The plaintiff in bringing the issues relating to the termination of his employment and the variation of interest is itself an abuse of the process of the court and indeed is caught by the doctrine of res judicata.  Those issues are directly related to the issues raised in the previous suit and which were the subject of the ruling of 28th June 2000. The court’s finding therefore is that on this issue, the plaintiff has failed to prove an prima facie case.

On the issue of service, firstly of the statutory notice, the plaintiff was obligated to have annexed the charge documents to show what the agreement was on effecting service of statutory notice.  The plaintiff did not annex that instruments.

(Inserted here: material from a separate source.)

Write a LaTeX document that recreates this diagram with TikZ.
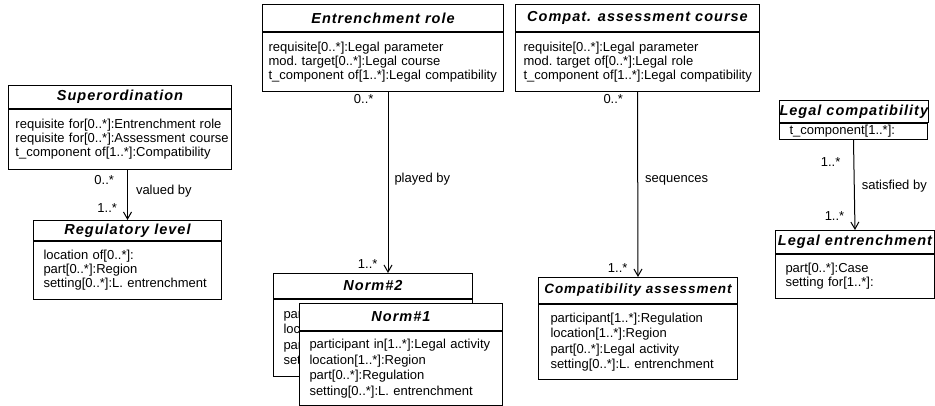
\documentclass[tikz,border=0pt]{standalone}
\usepackage{fontspec}
\setmainfont{Liberation Sans}
\newfontfamily\umlheadfamily[LetterSpace=7]{Liberation Sans}
\usetikzlibrary{arrows.meta,positioning}
\newcommand\umlhead{\umlheadfamily\bfseries\itshape\fontsize{14.5}{16}\selectfont}
\newcommand\umlheadsmall{\umlheadfamily\bfseries\itshape\fontsize{13.5}{16}\selectfont}
\newcommand\umlattr{\fontsize{13}{14}\selectfont}
\newcommand\umlattrwide{\fontsize{13}{15.5}\selectfont}

\begin{document}
\begin{tikzpicture}[x=1pt, y=-1pt, line width=1pt, >={Straight Barb[length=7pt,width=8pt]}]
\tikzset{
  classhead/.style={draw, fill=white, anchor=north west, font=\umlhead, inner sep=0pt},
  classbody/.style={draw, fill=white, anchor=north west, font=\umlattr, align=left, inner xsep=10pt, inner ysep=0pt,
    execute at begin node={\hyphenpenalty=10000\exhyphenpenalty=10000}},
  assoc/.style={->},
  mult/.style={font=\umlattr, inner sep=0pt}
}
\useasboundingbox (0,0) rectangle (935,406);

% classes
\node[classhead, minimum width=223pt, minimum height=23pt] (sup) at (8,85) {Superordination};
\node[classbody, inner xsep=7pt, text width=209pt, minimum height=60pt] (sup-att) at (sup.south west)
  {requisite~for[0..*]:Entrenchment~role\\requisite~for[0..*]:Assessment~course\\t\_component~of[1..*]:Compatibility};

\node[classhead, minimum width=188pt, minimum height=20pt] (reg) at (33,220) {Regulatory level};
\node[classbody, text width=168pt, minimum height=58pt] (reg-att) at (reg.south west)
  {location~of[0..*]:\\part[0..*]:Region\\setting[0..*]:L.~entrenchment};

\node[classhead, minimum width=241pt, minimum height=27pt] (role) at (262,4) {Entrenchment role};
\node[classbody, inner xsep=6pt, text width=229pt, minimum height=59pt] (role-att) at (role.south west)
  {requisite[0..*]:Legal~parameter\\mod.~target[0..*]:Legal~course\\t\_component~of[1..*]:Legal~compatibility};

\node[classhead, minimum width=244pt, minimum height=27pt] (course) at (515,4) {Compat. assessment course};
\node[classbody, inner xsep=8pt, text width=228pt, minimum height=59pt] (course-att) at (course.south west)
  {requisite[0..*]:Legal~parameter\\mod.~target~of[0..*]:Legal~role\\t\_component~of[1..*]:Legal~compatibility};

\node[classhead, minimum width=148pt, minimum height=22pt] (lcomp) at (779,100) {Legal compatibility};
\node[classbody, text width=128pt, minimum height=16pt] (lcomp-att) at (lcomp.south west)
  {t\_component[1..*]:};

\node[classhead, minimum width=159pt, minimum height=23pt] (lent) at (775,230) {Legal entrenchment};
\node[classbody, text width=139pt, minimum height=44pt] (lent-att) at (lent.south west)
  {part[0..*]:Case\\setting~for[1..*]:};

\node[classhead, minimum width=199pt, minimum height=25pt] (norm2) at (273,273) {Norm\#2};
\node[classbody, font=\umlattrwide, text width=179pt, minimum height=77pt] (norm2-att) at (norm2.south west)
  {participant~in[1..*]:Legal~activity\\location[1..*]:Region\\part[0..*]:Regulation\\setting[0..*]:L.~entrenchment};

\node[classhead, minimum width=203pt, minimum height=27pt] (norm1) at (299,303) {Norm\#1};
\node[classbody, font=\umlattrwide, text width=183pt, minimum height=74pt] (norm1-att) at (norm1.south west)
  {participant~in[1..*]:Legal~activity\\location[1..*]:Region\\part[0..*]:Regulation\\setting[0..*]:L.~entrenchment};

\node[classhead, font=\umlheadsmall, minimum width=199pt, minimum height=26pt] (cass) at (538,277) {Compatibility assessment};
\node[classbody, font=\umlattrwide, inner xsep=12pt, text width=175pt, minimum height=75pt] (cass-att) at (cass.south west)
  {participant[1..*]:Regulation\\location[1..*]:Region\\part[0..*]:Legal~activity\\setting[0..*]:L.~entrenchment};

% associations
\coordinate (playtop) at ([xshift=126pt]role-att.south west);
\draw[assoc] (sup-att.south -| reg.north) -- node[mult, pos=0.2, left=13pt] {0..*} node[mult, pos=0.42, right=8pt] {valued by} node[mult, pos=0.77, left=10pt] {1..*} (reg.north);
\draw[assoc] (playtop) -- node[mult, pos=0.04, left=14pt] {0..*} node[mult, pos=0.48, right=6pt] {played by} node[mult, pos=0.95, left=10pt] {1..*} (playtop |- norm2.north);
\draw[assoc] (course-att.south) -- node[mult, pos=0.04, left=14pt] {0..*} node[mult, pos=0.48, right=7pt] {sequences} node[mult, pos=0.95, left=10pt] {1..*} (cass.north);
\draw[assoc] (lcomp-att.south) -- node[mult, pos=0.24, left=13pt] {1..*} node[mult, pos=0.51, right=7pt] {satisfied by} node[mult, pos=0.85, left=10pt] {1..*} (lent.north);
\end{tikzpicture}
\end{document}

The plaintiff in annexing the letter of posta Kenya failed to shift the burden of proof, for, if indeed, the charge instrument provided that service shall be effected to the plaintiff by his address, the plaintiff can be deemed to have been served. It would not be unusual for the plaintiff to deliberately refuse to collect his letter sent by registered mail in attempt to lay an allegation of non service. The plaintiff was in any case served by the letter dated 2nd April 2002, that is the defendant’s statutory notice.

On the notification of sale it is essential for one to consider that the Auctioneers Rules are subsidiary legislation and the intention of parliament could not have been that the rules would hamper the exercise of the statutory power of sale provided for in a statute.  That as it may be, the plaintiff’s wife was served with the notification of sale.  The plaintiff was not competent to swear an affidavit on such a matter of service, his wife, who it is alleged was served ought to have sworn her affidavit on that issue.  In any case the sale date has not passed and if the plaintiff desires to set another date for sale will have to serve afresh such notification for sale, therefore, it would not be correct to issue an injunction on non service of previous notification of sale when such sale is now past.

The plaintiff in his arguments was not heard to say that he was not indebted to the defendant. Even if the plaintiff’s allegation on variation of interest rate is correct, the plaintiff was at the time of the alleged variation indebted to the defendant and did not prove payment of his debt.

In view of the court’s findings hereof the court will decline to grant the injunction sought.

The plaintiff application amended on 18th October 2005 is hereby dismissed with costs to the defendant.

MARY KASANGO

JUDGE

Dated and delivered this 20th June 2006.